Iran then hit targets in Syria’s north-western Idlib province, which is the last remaining opposition stronghold in the country, outside of Syrian government control, and is home to 2.9 million displaced people, many of whom are living in dire conditions in camps.

Tehran has declared that it does not want to get involved in a wider conflict emanating from the war in Gaza. But groups in its so-called “Axis of Resistance”, which include the Houthis, Hamas in Gaza, Hezbollah in Lebanon and various groups in Syria and Iraq, have been carrying out attacks on Israel and its allies to show solidarity with the Palestinians.

Following the attack on its territory, Pakistan condemned what it called an “unprovoked violation of its airspace by Iran”. It said it was “even more concerning that this illegal act has taken place despite the existence of several channels of communication between Pakistan and Iran”.

Pakistan and Iran’s relationship is delicate but cordial. This attack took place on the same day as Pakistan’s prime minister and Iran’s foreign minister met in Davos and while the Iranian and Pakistan navies held military drills together in the Gulf.

Yet both have accused one another of harbouring militant groups that carry out attacks on the other in their border areas for years.

Security on either side of their shared border, which runs for about 900km (559 miles), has been a long-running concern for both governments.

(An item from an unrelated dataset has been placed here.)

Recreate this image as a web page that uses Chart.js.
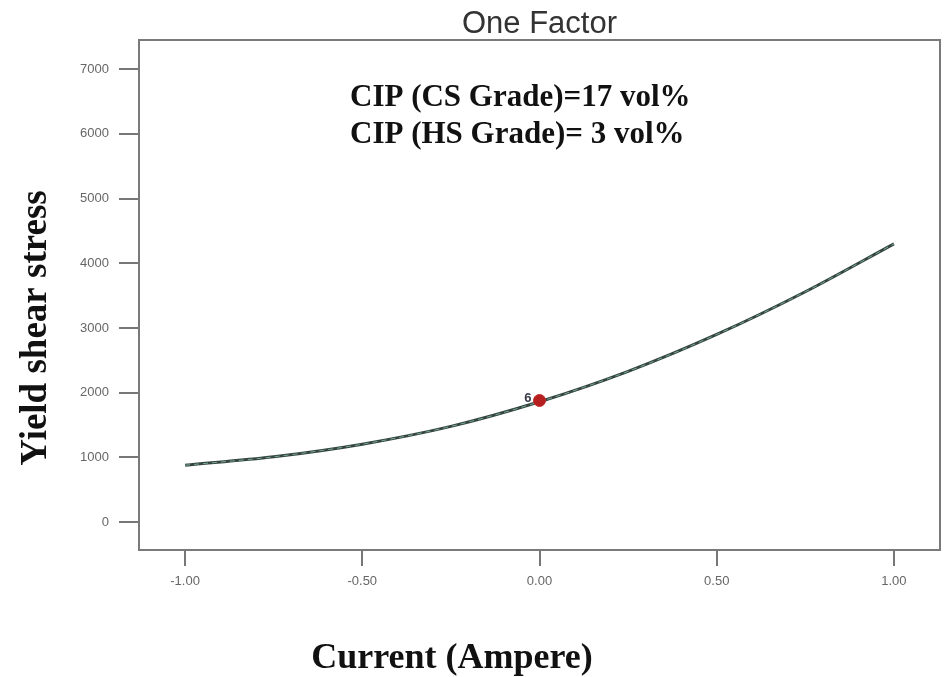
<!DOCTYPE html>
<html>
<head>
<meta charset="utf-8">
<script src="https://cdn.jsdelivr.net/npm/chart.js@4"></script>
<style>
  html, body { margin: 0; padding: 0; background: #fff; }
  #wrap { width: 948px; height: 677px; }
</style>
</head>
<body>
<div id="wrap"><canvas id="factorChart" width="948" height="677"></canvas></div>
<script>
// model curve, read at coded current levels
const currentLevels = [-1.0, -0.75, -0.5, -0.25, 0.0, 0.25, 0.5, 0.75, 1.0];
const shearStress = [880, 1010, 1205, 1480, 1860, 2330, 2900, 3560, 4300];

// center design point and its run count
const designX = [0.0];
const designY = [1880];
const designRuns = ['6'];

const yTicks = [0, 1000, 2000, 3000, 4000, 5000, 6000, 7000];
const xTicks = [-1.0, -0.5, 0.0, 0.5, 1.0];

const noteLines = ['CIP (CS Grade)=17 vol%', 'CIP (HS Grade)= 3 vol%'];

const curve = currentLevels.map((x, i) => ({ x, y: shearStress[i] }));
const design = designX.map((x, i) => ({ x, y: designY[i] }));

// frame, title, notes, run label and axis names
const decorations = {
  id: 'decorations',
  afterDraw(chart) {
    const { ctx, chartArea: a, scales: { x, y } } = chart;
    ctx.save();
    ctx.strokeStyle = '#7a7a7a';
    ctx.lineWidth = 2;
    ctx.strokeRect(a.left, a.top, a.right - a.left, a.bottom - a.top);

    ctx.fillStyle = '#333';
    ctx.font = '31px "Liberation Sans", Arial, sans-serif';
    ctx.textAlign = 'center';
    ctx.textBaseline = 'alphabetic';
    ctx.fillText('One Factor', (a.left + a.right) / 2, 33);

    ctx.fillStyle = '#111';
    ctx.font = 'bold 31px "Liberation Serif", serif';
    ctx.textAlign = 'left';
    ctx.fillText(noteLines[0], a.left + 211, 106);
    ctx.fillText(noteLines[1], a.left + 211, 143);

    ctx.font = 'bold 13px "Liberation Sans", sans-serif';
    ctx.fillStyle = '#3a3a4a';
    ctx.textAlign = 'right';
    ctx.textBaseline = 'middle';
    design.forEach((p, i) => {
      ctx.fillText(designRuns[i], x.getPixelForValue(p.x) - 8, y.getPixelForValue(p.y) - 2);
    });

    ctx.fillStyle = '#111';
    ctx.font = 'bold 36px "Liberation Serif", serif';
    ctx.textAlign = 'center';
    ctx.textBaseline = 'alphabetic';
    ctx.fillText('Current (Ampere)', 452, 668);
    ctx.translate(46, 328);
    ctx.rotate(-Math.PI / 2);
    ctx.font = 'bold 37px "Liberation Serif", serif';
    ctx.fillText('Yield shear stress', 0, 0);
    ctx.restore();
  }
};

new Chart(document.getElementById('factorChart'), {
  type: 'scatter',
  data: {
    datasets: [
      {
        label: 'design',
        data: design,
        pointRadius: 6,
        pointBackgroundColor: '#b51f1f',
        pointBorderColor: '#c42a2a',
        pointBorderWidth: 1,
        order: 0
      },
      {
        label: 'fit',
        type: 'line',
        data: curve,
        borderColor: '#34463f',
        borderWidth: 3,
        pointRadius: 0,
        tension: 0.4,
        cubicInterpolationMode: 'monotone',
        order: 2
      },
      {
        label: 'fit dash',
        type: 'line',
        data: curve,
        borderColor: '#7aa89a',
        borderWidth: 1,
        borderDash: [5, 4],
        pointRadius: 0,
        tension: 0.4,
        cubicInterpolationMode: 'monotone',
        order: 1
      }
    ]
  },
  options: {
    responsive: false,
    animation: false,
    layout: { padding: { left: 0, right: 8, top: 40, bottom: 0 } },
    plugins: {
      legend: { display: false },
      tooltip: { enabled: false },
      title: { display: false }
    },
    scales: {
      x: {
        type: 'linear',
        min: -1.13,
        max: 1.13,
        afterBuildTicks(s) { s.ticks = xTicks.map(v => ({ value: v })); },
        afterFit(s) { s.height = 127; },
        grid: { drawOnChartArea: false, drawTicks: true, tickLength: 16, color: '#777', lineWidth: 2 },
        border: { display: false },
        ticks: {
          color: '#666',
          padding: 8,
          font: { family: '"Liberation Sans", Arial, sans-serif', size: 13 },
          maxRotation: 0,
          callback: v => v.toFixed(2)
        }
      },
      y: {
        type: 'linear',
        min: -430,
        max: 7450,
        afterBuildTicks(s) { s.ticks = yTicks.map(v => ({ value: v })); },
        afterFit(s) { s.width = 139; },
        grid: { drawOnChartArea: false, drawTicks: true, tickLength: 20, color: '#777', lineWidth: 2 },
        border: { display: false },
        ticks: {
          color: '#666',
          padding: 10,
          font: { family: '"Liberation Sans", Arial, sans-serif', size: 13 },
          callback: v => String(v)
        }
      }
    }
  },
  plugins: [decorations]
});
</script>
</body>
</html>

The strike is believed to have hit Sabz Koh village about 45km from the Iranian border and 90km from the nearest town Panjgur. Local officials described it as a sparsely populated area home to livestock-owning Baloch tribes.

Tehran has linked Jaish al-Adl with attacks last month close to the border, which killed more than a dozen Iranian police officers.

At the time, Iran’s interior minister Ahmad Vahidi said the militants responsible had entered the country from Pakistan.

Jaish al-Adl is the “most active and influential” Sunni militant group operating in Sistan-Baluchestan, according to the office of the US Director of National Intelligence. It is designated as a terrorist group by Washington and Tehran.